The friends of Maria Sharapova will gather around her gilded hem again. They will gaze into her soft, green eyes and see not duplicity or barefaced manipulation, but innocence, in every sense of that double-edged word.
Does she lack guile? No opponent who has felt the heat of her heavy racket or Russian-tipped tongue would fall in line with such a naïve judgment. But is she guilty of the crime that brought her career to a grinding halt on Wednesday afternoon?
Of the latter there can be no doubt –unless she proves otherwise in an appeal to the Court of Arbitration for Sport after an independent tribunal under the aegis of the International Tennis Federation announced that she should be banished for two years for taking a banned substance during the Australian Open in January.
However, the Church of Maria will not sing that hymn. Their chorus will be one of adoration: “Ave, Maria!” Nevertheless, the crescendo will fall short of Walter Scott’s paean to another heroine of the same name: “Safe may we sleep beneath thy care, Though banish’d, outcast and reviled …”
Even full-blown sycophancy has its limits. All her career, though, Sharapova has been a statue to misunderstanding.
She is exquisitely perfect in image, but her pristine, shimmering blondeness remains a counterpoint to the most intimidating muscularity in the women’s game. Sharapova is not a ballerina. She is a beautiful assassin with a racket in her hand and a ruthless will to win in her heart.
The dichotomy has best been seen in one famous victory and 19 painful defeats. When Sharapova was 17, she defeated the much greater Serena Williams to win the Wimbledon title (having also beaten her the first time they met that 2004 summer). From that point until she lost to the American for the 19th time in a row, taking a mere five games off her in the quarter-finals of the Australian Open in Melbourne on 26 January this year, her fate was to suffer against her at every turn.

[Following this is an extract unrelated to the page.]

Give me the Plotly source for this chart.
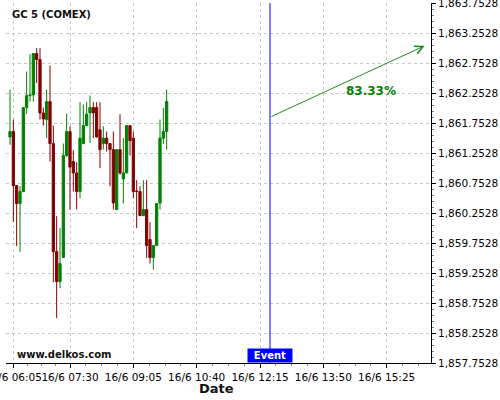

It was, in all probability, Sharapova’s last match: 4-6, 1-6 v Serena in an hour and 32 minutes.
How nobly she endured that and all the other humiliating defeats. None of her five victories in slam finals could match the manner of her losing against Williams. She took every hurtful crosscourt forehand winner with incomparable stoicism. She grunted even louder in response, straining all muscles and joints in the serve, running as fast as her long, gangly legs could carry her, but rarely with a dividend. She fought and screamed and sweated in public pain. It was truly heroic.
But, in what will almost certainly prove to be their final bout, she was carrying a secret aid in that quarter-final that would bring her down. Mildronate, she called the drug. Meldonium, said the ITF. But it was the same poisoned bullet.
She claimed it guarded against a family history of diabetes (with a fleeting and unconvincing reference to a heartbeat irregularity), and for 10 years her family doctor – the one back in Russia – had prescribed it for her.
If there is a family on the planet that has not had some relative with at least a hint of diabetic trouble, he or she will be residing on a mountain top far removed from modern society. And if a professional athlete can survive more than a decade of elite competition in a sport as physically brutal as modern tennis, that Mildronate truly must be a wonderful drug.
She said it did not help her illegally. She was unaware that it helped with the flow of oxygen through her system. She did not know she was doing anything wrong. She might well be right. But it will take a tsunami of schmooze to wash away the cynicism of non-believers.
Undermining her case further has been the almost daily disclosures in the country of her birth that other athletes had also been using the drug. Did all of them have such “health issues”? Were they all such ingenues?
The Russian Tennis Federation provisionally selected Sharapova for its Olympic team. It sounded so obviously like a loud and crude shout of support, rather than a considered decision. The shenanigans that have gone in drug-testing laboratories in that country make their support risible.
The Russians are not even certain to be in Rio. Certainly, Sharapova will not be there. Not wielding a racket, in any case.
She might well turn up selling her sweets – sugar-filled timebombs, surely, that will do no good to young children around the world hoping to avoid … diabetes.
Yet that, too, is of a piece with her contradictions. It is almost as if she is asking us to laugh along with her at the absurdity of the act. A few years ago she convinced a tennis writer she was seriously considering changing her surname by deed-poll in a Florida court to the similar-sounding name of her product (which will get no further play here) just before the US Open.
The prospect of Sharapova being thus announced on the Arthur Ashe Court at Flushing Meadows as a sweet is as comical as was the original “story”.
She remains forever Maria, however. To many she is saintly. To others less so. She ought to be remembered for her tennis – but even she knew, having accrued more than $200m outside prize money, that her whole story was more than just hitting a tennis ball very hard. With or without help from a Latvian chemist.